New malaria vaccine generates robust immune response

New York, Feb 28 (IANS) A new malaria vaccine has been found to generate robust immune response although it could not altogether prevent infection, according to a first of its kind in-human study.

The vaccine was designed to prevent malaria caused by Plasmodium vivax.

P. vivax malaria is challenging to control because it can be dormant, causing no symptoms, and then become active causing symptomatic malaria weeks to months after initial infection.

A vaccine to prevent infection and disease caused by P. vivax is critical to reduce sickness and mortality from vivax malaria.

"This study represents the first vaccine study to test the effectiveness of a P. vivax vaccine candidate in humans using controlled human malaria infection," said the study's lead investigator Jason Bennett from Walter Reed Army Institute of Research in the US.

The study's results were published in the journal PLOS Neglected Tropical Diseases.

The vaccine candidate developed by WRAIR was tested jointly with GlaxoSmithKline (GSK), a British pharmaceutical company.

Malaria is only transmitted through the bite of a female mosquito.

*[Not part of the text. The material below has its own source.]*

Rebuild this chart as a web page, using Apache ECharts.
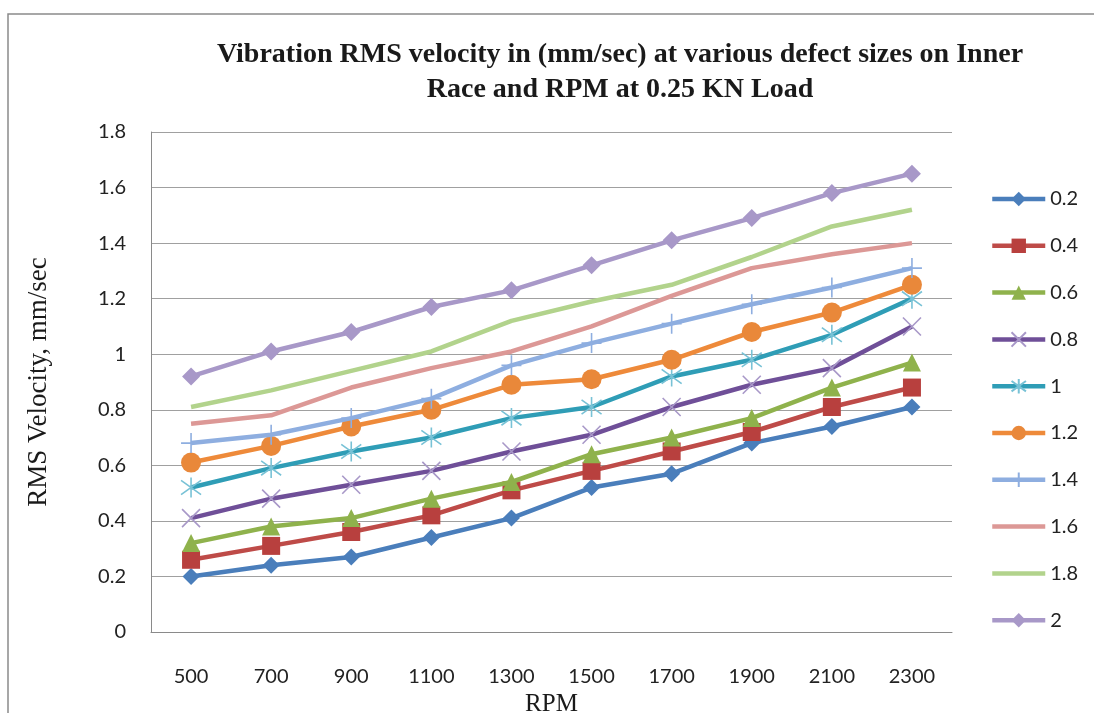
<!DOCTYPE html>
<html>
<head>
<meta charset="utf-8">
<title>Vibration RMS velocity</title>
<script src="https://cdn.jsdelivr.net/npm/echarts@6/dist/echarts.min.js"></script>
<style>
html, body { margin: 0; padding: 0; background: #fff; }
#main { width: 1094px; height: 713px; }
</style>
</head>
<body>
<div id="main"></div>
<script>
// RPM 分类
var rpm = ['500', '700', '900', '1100', '1300', '1500', '1700', '1900', '2100', '2300'];
var yTicks = [0, 0.2, 0.4, 0.6, 0.8, 1, 1.2, 1.4, 1.6, 1.8];

// 各缺陷尺寸的数据 (mm/sec)
var d02 = [0.20, 0.24, 0.27, 0.34, 0.41, 0.52, 0.57, 0.68, 0.74, 0.81];
var d04 = [0.26, 0.31, 0.36, 0.42, 0.51, 0.58, 0.65, 0.72, 0.81, 0.88];
var d06 = [0.32, 0.38, 0.41, 0.48, 0.54, 0.64, 0.70, 0.77, 0.88, 0.97];
var d08 = [0.41, 0.48, 0.53, 0.58, 0.65, 0.71, 0.81, 0.89, 0.95, 1.10];
var d10 = [0.52, 0.59, 0.65, 0.70, 0.77, 0.81, 0.92, 0.98, 1.07, 1.20];
var d12 = [0.61, 0.67, 0.74, 0.80, 0.89, 0.91, 0.98, 1.08, 1.15, 1.25];
var d14 = [0.68, 0.71, 0.77, 0.84, 0.96, 1.04, 1.11, 1.18, 1.24, 1.31];
var d16 = [0.75, 0.78, 0.88, 0.95, 1.01, 1.10, 1.21, 1.31, 1.36, 1.40];
var d18 = [0.81, 0.87, 0.94, 1.01, 1.12, 1.19, 1.25, 1.35, 1.46, 1.52];
var d20 = [0.92, 1.01, 1.08, 1.17, 1.23, 1.32, 1.41, 1.49, 1.58, 1.65];

var names = ['0.2', '0.4', '0.6', '0.8', '1', '1.2', '1.4', '1.6', '1.8', '2'];
var datas = [d02, d04, d06, d08, d10, d12, d14, d16, d18, d20];

// 线条颜色和标记颜色
var lineColors = ['#4a7ebb', '#be4b48', '#8fb24c', '#6f4f98', '#2f9db6', '#ee8a3a', '#8eaee0', '#dc9896', '#b2d38c', '#a898c8'];
var markColors = ['#4a7ebb', '#b8403e', '#8fb24c', '#a898c8', '#78c2d6', '#e9883a', '#8eaee0', '#dc9896', '#b2d38c', '#a898c8'];

var crossPath = 'path://M0 0 L10 10 M10 0 L0 10';
var starPath = 'path://M0 0 L10 10 M10 0 L0 10 M5 -2 L5 12';
var plusPath = 'path://M5 0 L5 10 M0 5 L10 5';
var symbols = ['diamond', 'rect', 'triangle', crossPath, starPath, 'circle', plusPath, 'none', 'none', 'diamond'];
var sizes = [17, 18, 18, 18, 20, 20, 20, 0, 0, 18];

// 没有标记的系列，图例里只画一条粗线
var plainLineIcon = 'path://M0 0 L0 0 M0 6.75 L53 6.75 L53 11.25 L0 11.25 Z M53 18 L53 18';

var series = [];
var legendData = [];
for (var i = 0; i < names.length; i++) {
    var isPath = symbols[i].indexOf('path://') === 0;
    series.push({
        name: names[i],
        type: 'line',
        data: datas[i],
        symbol: symbols[i],
        symbolSize: sizes[i],
        showAllSymbol: true,
        lineStyle: { color: lineColors[i], width: 4.5 },
        itemStyle: isPath ? {
            color: 'rgba(0,0,0,0)',
            borderColor: markColors[i],
            borderWidth: 1.6
        } : {
            color: markColors[i],
            borderColor: markColors[i],
            borderWidth: 0
        },
        emphasis: { disabled: true },
        z: 2 + i
    });
    if (symbols[i] === 'none') {
        legendData.push({ name: names[i], icon: plainLineIcon, itemStyle: { color: lineColors[i] } });
    } else {
        legendData.push(names[i]);
    }
}

var myChart = echarts.init(document.getElementById('main'));
var option = {
    backgroundColor: '#fff',
    animation: false,
    title: {
        text: 'Vibration RMS velocity in (mm/sec) at various defect sizes on Inner\nRace and RPM at 0.25 KN Load',
        left: 615,
        top: 32,
        textAlign: 'center',
        textStyle: {
            fontFamily: 'Liberation Serif',
            fontWeight: 'bold',
            fontSize: 28,
            lineHeight: 35,
            color: '#1a1a1a'
        }
    },
    legend: {
        orient: 'vertical',
        left: 990,
        top: 189,
        padding: 0,
        itemWidth: 53,
        itemHeight: 18,
        itemGap: 26.8,
        data: legendData,
        lineStyle: { width: 4.5 },
        textStyle: { fontFamily: 'Lato', fontSize: 20, color: '#222' }
    },
    grid: { left: 151, right: 142, top: 132, bottom: 81, outerBoundsMode: 'none' },
    xAxis: {
        type: 'category',
        data: rpm,
        boundaryGap: true,
        name: 'RPM',
        nameLocation: 'middle',
        nameGap: 44,
        nameTextStyle: { fontFamily: 'Liberation Serif', fontSize: 25, color: '#1a1a1a' },
        axisLine: { lineStyle: { color: '#8a8a8a', width: 1 } },
        axisTick: { show: false },
        axisLabel: { fontFamily: 'Lato', fontSize: 20, color: '#222', margin: 35 }
    },
    yAxis: {
        type: 'value',
        min: yTicks[0],
        max: yTicks[yTicks.length - 1],
        interval: 0.2,
        name: 'RMS Velocity, mm/sec',
        nameLocation: 'middle',
        nameRotate: 90,
        nameGap: 99,
        nameTextStyle: { fontFamily: 'Liberation Serif', fontSize: 27, color: '#1a1a1a' },
        axisLine: { show: true, lineStyle: { color: '#8a8a8a', width: 1 } },
        axisTick: { show: false },
        splitLine: { lineStyle: { color: '#a0a0a0', width: 1.2 } },
        axisLabel: { fontFamily: 'Lato', fontSize: 20, color: '#222', margin: 25 }
    },
    // 外边框
    graphic: [{
        type: 'rect',
        shape: { x: 8, y: 14, width: 1200, height: 800 },
        style: { fill: 'none', stroke: '#8a8a8a', lineWidth: 1.5 },
        silent: true
    }],
    series: series
};
myChart.setOption(option);
</script>
</body>
</html>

Immunised volunteers took part in WRAIR's well-established controlled human malaria infection (CHMI) model where they were bitten by malaria-infected mosquitoes.

The efficacy of the vaccine candidate was then determined based on whether or not volunteers developed malaria by looking at blood smears or if it took longer for malaria parasites to appear in the blood.

The vaccine candidate was well tolerated in all volunteers and generated robust immune responses.

While the vaccine candidate did not prevent malaria infection, it did significantly delay parasitemia in 59 percent of vaccinated participants, the findings showed.

"Findings from the analysis of the immune response of vaccinated subjects have given us clues to improve vaccine candidates and studies are now underway at WRAIR to develop next generation vivax vaccines," Robert Paris, director of the US Military Malaria Research Program at WRAIR, said.